__Problem statement__.
Leave out all pictures. Return exactly the lines from the top of the material through the line containing "24.03, 24.15, 24.22];".
— START —
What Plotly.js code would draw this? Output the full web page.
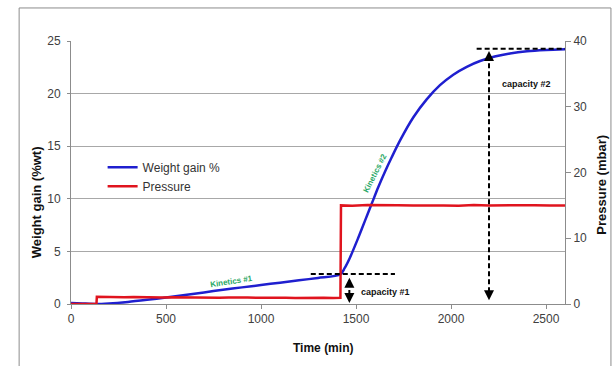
<!DOCTYPE html>
<html>
<head>
<meta charset="utf-8">
<script src="https://cdn.plot.ly/plotly-3.0.1.min.js"></script>
<style>html,body{margin:0;padding:0;background:#fff;}#chart{width:615px;height:366px;}</style>
</head>
<body>
<div id="chart"></div>
<script>
// Weight gain (% wt) vs time (min)
var weightTime  = [0, 60, 130, 200, 300, 400, 500, 600, 700, 800, 900, 1000, 1100, 1200, 1300, 1417, 1440, 1468, 1512, 1547, 1583, 1617, 1653, 1688, 1732, 1802, 1872, 1942, 2012, 2083, 2153, 2230, 2310, 2400, 2500, 2600];
var weightValue = [0.1, 0.05, 0, 0.05, 0.2, 0.4, 0.62, 0.85, 1.1, 1.35, 1.58, 1.8, 2.03, 2.25, 2.48, 2.8, 3.4, 4.4, 6.3, 7.9, 9.55, 11.1, 12.6, 13.95, 15.55, 17.75, 19.45, 20.8, 21.8, 22.55, 23.1, 23.52, 23.82, 24.03, 24.15, 24.22];

// Pressure (mbar) vs time (min)
var pressureTime  = [0, 134, 136, 180, 230, 280, 330, 380, 430, 480, 530, 580, 630, 680, 730, 780, 830, 880, 930, 980, 1030, 1080, 1130, 1180, 1230, 1280, 1330, 1380, 1418, 1421, 1480, 1560, 1640, 1720, 1800, 1880, 1960, 2040, 2120, 2200, 2280, 2360, 2440, 2520, 2600];
var pressureValue = [0, 0, 1.1, 1.05, 1.08, 1.02, 1.06, 1.0, 1.04, 0.98, 1.03, 1.0, 1.02, 0.97, 1.0, 0.95, 0.99, 0.93, 0.97, 0.94, 0.98, 0.92, 0.96, 0.9, 0.95, 0.91, 0.94, 0.9, 0.93, 15.0, 14.95, 15.05, 14.98, 15.02, 14.97, 15.03, 15.0, 14.96, 15.04, 14.99, 15.02, 14.97, 15.03, 14.98, 15.0];

var seriesNames = ['Weight gain %', 'Pressure'];
var xTicks = [0, 500, 1000, 1500, 2000, 2500];
var yTicks = [0, 5, 10, 15, 20, 25];
var y2Ticks = [0, 10, 20, 30, 40];

// Annotation markers (data values)
var cap1Level = 2.85, cap1Span = [1262, 1705], cap1ArrowX = 1465, cap1Range = [2.5, 0.1];
var cap2Level = 24.26, cap2Span = [2135, 2600], cap2ArrowX = 2200, cap2Range = [24.05, 0.35];

var blue = '#1f1fcf', red = '#e0141e', green = '#2aa866';
var gridCol = '#a8a8a8', axCol = '#8c8c8c', txtCol = '#404040';
var font = 'Liberation Sans, Arial, sans-serif';

var traces = [
  {x: weightTime, y: weightValue, name: seriesNames[0], type: 'scatter', mode: 'lines',
   line: {color: blue, width: 2.5, shape: 'spline', smoothing: 0.8}, yaxis: 'y'},
  {x: pressureTime, y: pressureValue, name: seriesNames[1], type: 'scatter', mode: 'lines',
   line: {color: red, width: 2.5}, yaxis: 'y2'}
];

var dashLine = {color: '#000', width: 2, dash: '5px,3px'};
var shapes = [
  {type: 'rect', xref: 'paper', yref: 'paper', x0: -0.105, x1: 1.093, y0: -0.45, y1: 1.1256,
   line: {color: '#8c8c8c', width: 1}, layer: 'below'},
  {type: 'line', xref: 'x', yref: 'y', x0: cap1Span[0], x1: cap1Span[1], y0: cap1Level, y1: cap1Level, line: dashLine},
  {type: 'line', xref: 'x', yref: 'y', x0: cap1ArrowX, x1: cap1ArrowX, y0: cap1Range[0] - 0.4, y1: cap1Range[1] + 0.4, line: dashLine},
  {type: 'line', xref: 'x', yref: 'y', x0: cap2Span[0], x1: cap2Span[1], y0: cap2Level, y1: cap2Level, line: dashLine},
  {type: 'line', xref: 'x', yref: 'y', x0: cap2ArrowX, x1: cap2ArrowX, y0: cap2Range[0] - 0.4, y1: cap2Range[1] + 0.4, line: dashLine}
];

function arrowHead(x, tipY, tailY) {
  return {x: x, y: tipY, xref: 'x', yref: 'y', ax: x, ay: tailY, axref: 'x', ayref: 'y',
          text: '', showarrow: true, arrowhead: 2, arrowsize: 1, arrowwidth: 2, arrowcolor: '#000'};
}

var annotations = [
  arrowHead(cap1ArrowX, cap1Range[0], cap1Range[0] - 0.5),
  arrowHead(cap1ArrowX, cap1Range[1], cap1Range[1] + 0.5),
  arrowHead(cap2ArrowX, cap2Range[0], cap2Range[0] - 0.5),
  arrowHead(cap2ArrowX, cap2Range[1], cap2Range[1] + 0.5),
  {x: 1653, y: 1.14, xref: 'x', yref: 'y', text: '<b>capacity #1</b>', showarrow: false,
   font: {family: font, size: 9, color: '#111'}},
  {x: 2398, y: 20.9, xref: 'x', yref: 'y', text: '<b>capacity #2</b>', showarrow: false,
   font: {family: font, size: 9, color: '#111'}},
  {x: 846, y: 2.16, xref: 'x', yref: 'y', text: '<b>Kinetics #1</b>', showarrow: false, textangle: -9,
   font: {family: font, size: 8, color: green}},
  {x: 1600, y: 12.4, xref: 'x', yref: 'y', text: '<b>Kinetics #2</b>', showarrow: false, textangle: -63,
   font: {family: font, size: 8, color: green}},
  {x: -0.0709, y: 0.387, xref: 'paper', yref: 'paper', xanchor: 'center', yanchor: 'middle',
   text: '<b>Weight gain (%wt)</b>', showarrow: false,
   textangle: -90, font: {family: font, size: 13, color: '#111'}},
  {x: 1.074, y: 0.452, xref: 'paper', yref: 'paper', xanchor: 'center', yanchor: 'middle',
   text: '<b>Pressure (mbar)</b>', showarrow: false,
   textangle: -90, font: {family: font, size: 13, color: '#111'}},
  {x: 0.51, y: -0.169, xref: 'paper', yref: 'paper', xanchor: 'center', yanchor: 'middle',
   text: '<b>Time (min)</b>', showarrow: false,
   font: {family: font, size: 12, color: '#111'}}
];

var layout = {
  width: 615, height: 366,
  margin: {l: 71, r: 50, t: 41, b: 62.3, pad: 0},
  paper_bgcolor: '#fff', plot_bgcolor: '#fff',
  font: {family: font, size: 12, color: txtCol},
  showlegend: true,
  legend: {x: 0.064, y: 0.575, xanchor: 'left', yanchor: 'top', bgcolor: 'rgba(0,0,0,0)',
           font: {family: font, size: 12, color: '#333'}, tracegroupgap: 0, itemwidth: 30},
  xaxis: {range: [0, 2600], tickvals: xTicks, showgrid: false, zeroline: false,
          showline: true, linecolor: axCol, linewidth: 1, ticks: 'outside', ticklen: 4, tickcolor: axCol,
          tickfont: {family: font, size: 12, color: txtCol}},
  yaxis: {range: [0, 25], tickvals: yTicks, showgrid: true, gridcolor: gridCol, gridwidth: 1, zeroline: false,
          showline: true, linecolor: axCol, linewidth: 1, ticks: 'outside', ticklen: 3, tickcolor: axCol,
          ticklabelstandoff: 4,
          tickfont: {family: font, size: 12, color: txtCol}},
  yaxis2: {range: [0, 40], tickvals: y2Ticks, overlaying: 'y', side: 'right', showgrid: false, zeroline: false,
           showline: true, linecolor: axCol, linewidth: 1, ticks: 'outside', ticklen: 5, tickcolor: axCol,
           tickfont: {family: font, size: 12, color: txtCol}},
  shapes: shapes,
  annotations: annotations
};

Plotly.newPlot('chart', traces, layout, {displayModeBar: false, staticPlot: true});
</script>
</body>
</html>
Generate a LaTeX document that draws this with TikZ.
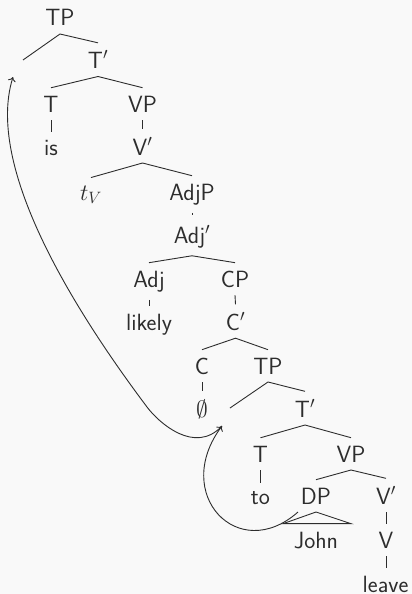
\RequirePackage{fix-cm}
\documentclass[tikz,border=0pt]{standalone}
\usetikzlibrary{arrows.meta}
\definecolor{bg}{RGB}{249,249,249}
\definecolor{ink}{RGB}{45,45,45}
\tikzset{
  lbl/.style={anchor=base, inner xsep=4pt, inner ysep=7.8pt, text=ink,
    font=\sffamily\fontsize{23.5}{28}\selectfont},
  branch/.style={draw=ink, line width=0.9pt},
  mover/.style={draw=ink, line width=0.9pt, -{To[length=4.5pt,width=8pt]}},
}
\begin{document}
\begin{tikzpicture}[x=1pt,y=-1pt]
\useasboundingbox (0,0) rectangle (412,594);
\fill[bg] (0,0) rectangle (412,594);
% nodes
\node[lbl] (tp1)    at (60,26)    {TP};
\node[lbl] (t1bar)  at (98,68.5)  {T$'$};
\node[lbl] (t1)     at (51,112)   {T};
\node[lbl] (vp1)    at (142.5,112){VP};
\node[lbl] (is)     at (51,155)   {is};
\node[lbl] (v1bar)  at (142.5,155){V$'$};
\node[lbl] (tv)     at (91,200)   {$t_V$};
\node[lbl] (adjp)   at (192,200)  {AdjP};
\node[lbl] (adjbar) at (192,243)  {Adj$'$};
\node[lbl] (adj)    at (149,287)  {Adj};
\node[lbl] (cp)     at (235,287)  {CP};
\node[lbl] (likely) at (149,330)  {likely};
\node[lbl] (cbar)   at (235.5,330){C$'$};
\node[lbl] (c)      at (202,374)  {C};
\node[lbl] (tp2)    at (268,374)  {TP};
\node[lbl] (empty)  at (202,417)  {$\emptyset$};
\node[lbl] (t2bar)  at (305,417)  {T$'$};
\node[lbl] (t2)     at (260.5,462){T};
\node[lbl] (vp2)    at (351,462)  {VP};
\node[lbl] (to)     at (260.5,504){to};
\node[lbl] (dp)     at (316,504)  {DP};
\node[lbl] (v2bar)  at (386,504)  {V$'$};
\node[lbl] (john)   at (316,548)  {John};
\node[lbl] (v)      at (386,548)  {V};
\node[lbl, inner ysep=0.5pt, inner xsep=0.5pt] (leave) at (385.5,592) {leave};
% empty specifier positions and arrow ends
\coordinate (specA) at (23,60);
\coordinate (specB) at (230,408);
\coordinate (tipA) at (13,77);
\coordinate (tipB) at (222,426);
\coordinate (jstart) at (298,512);
% branches
\draw[branch] (specA) -- (tp1.south) -- (t1bar.north);
\draw[branch] (t1.north) -- (t1bar.south) -- (vp1.north);
\draw[branch] (t1.south) -- (is.north);
\draw[branch] (vp1.south) -- (v1bar.north);
\draw[branch] (tv.north) -- (v1bar.south) -- (adjp.north);
\draw[branch, shorten >=2.5pt] (adjp.south) -- (adjbar.north);
\draw[branch] (adj.north) -- (adjbar.south) -- (cp.north);
\draw[branch] (adj.south) -- (likely.north);
\draw[branch] (cp.south) -- (cbar.north);
\draw[branch] (c.north) -- (cbar.south) -- (tp2.north);
\draw[branch] (c.south) -- (empty.north);
\draw[branch] (specB) -- (tp2.south) -- (t2bar.north);
\draw[branch] (t2.north) -- (t2bar.south) -- (vp2.north);
\draw[branch] (t2.south) -- (to.north);
\draw[branch] (dp.north) -- (vp2.south) -- (v2bar.north);
\draw[branch] (v2bar.south) -- (v.north);
\draw[branch, shorten >=7.3pt] (v.south) -- (v.south |- leave.north);
% roof
\draw[branch] (dp.south) -- ([xshift=-33pt]john.north) -- ([xshift=35pt]john.north) -- cycle;
% movement arrows
\draw[mover] (jstart) .. controls (238,565) and (171,494) .. (tipB);
\draw[mover] (tipB) .. controls (195,455) and (159,423) .. (147,407)
  .. controls (87,327) and (-17,173) .. (tipA);
\end{tikzpicture}
\end{document}
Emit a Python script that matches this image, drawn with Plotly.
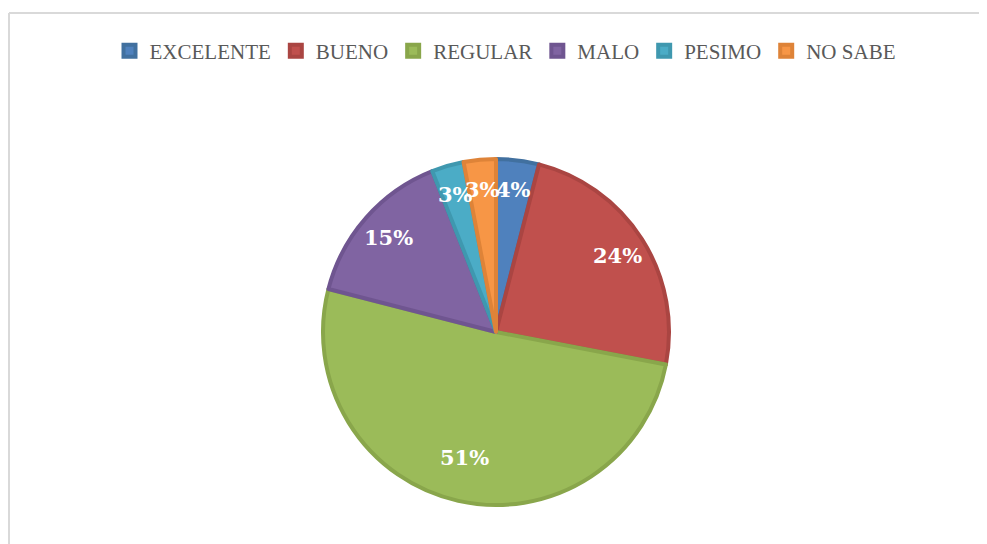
— END —
__Exercise output__.
What Plotly.js code would draw this? Output the full web page.
<!DOCTYPE html>
<html>
<head>
<meta charset="utf-8">
<script src="https://cdn.plot.ly/plotly-3.0.1.min.js"></script>
<style>html,body{margin:0;padding:0;background:#fff;}#chart{width:615px;height:366px;}</style>
</head>
<body>
<div id="chart"></div>
<script>
// Weight gain (% wt) vs time (min)
var weightTime  = [0, 60, 130, 200, 300, 400, 500, 600, 700, 800, 900, 1000, 1100, 1200, 1300, 1417, 1440, 1468, 1512, 1547, 1583, 1617, 1653, 1688, 1732, 1802, 1872, 1942, 2012, 2083, 2153, 2230, 2310, 2400, 2500, 2600];
var weightValue = [0.1, 0.05, 0, 0.05, 0.2, 0.4, 0.62, 0.85, 1.1, 1.35, 1.58, 1.8, 2.03, 2.25, 2.48, 2.8, 3.4, 4.4, 6.3, 7.9, 9.55, 11.1, 12.6, 13.95, 15.55, 17.75, 19.45, 20.8, 21.8, 22.55, 23.1, 23.52, 23.82, 24.03, 24.15, 24.22];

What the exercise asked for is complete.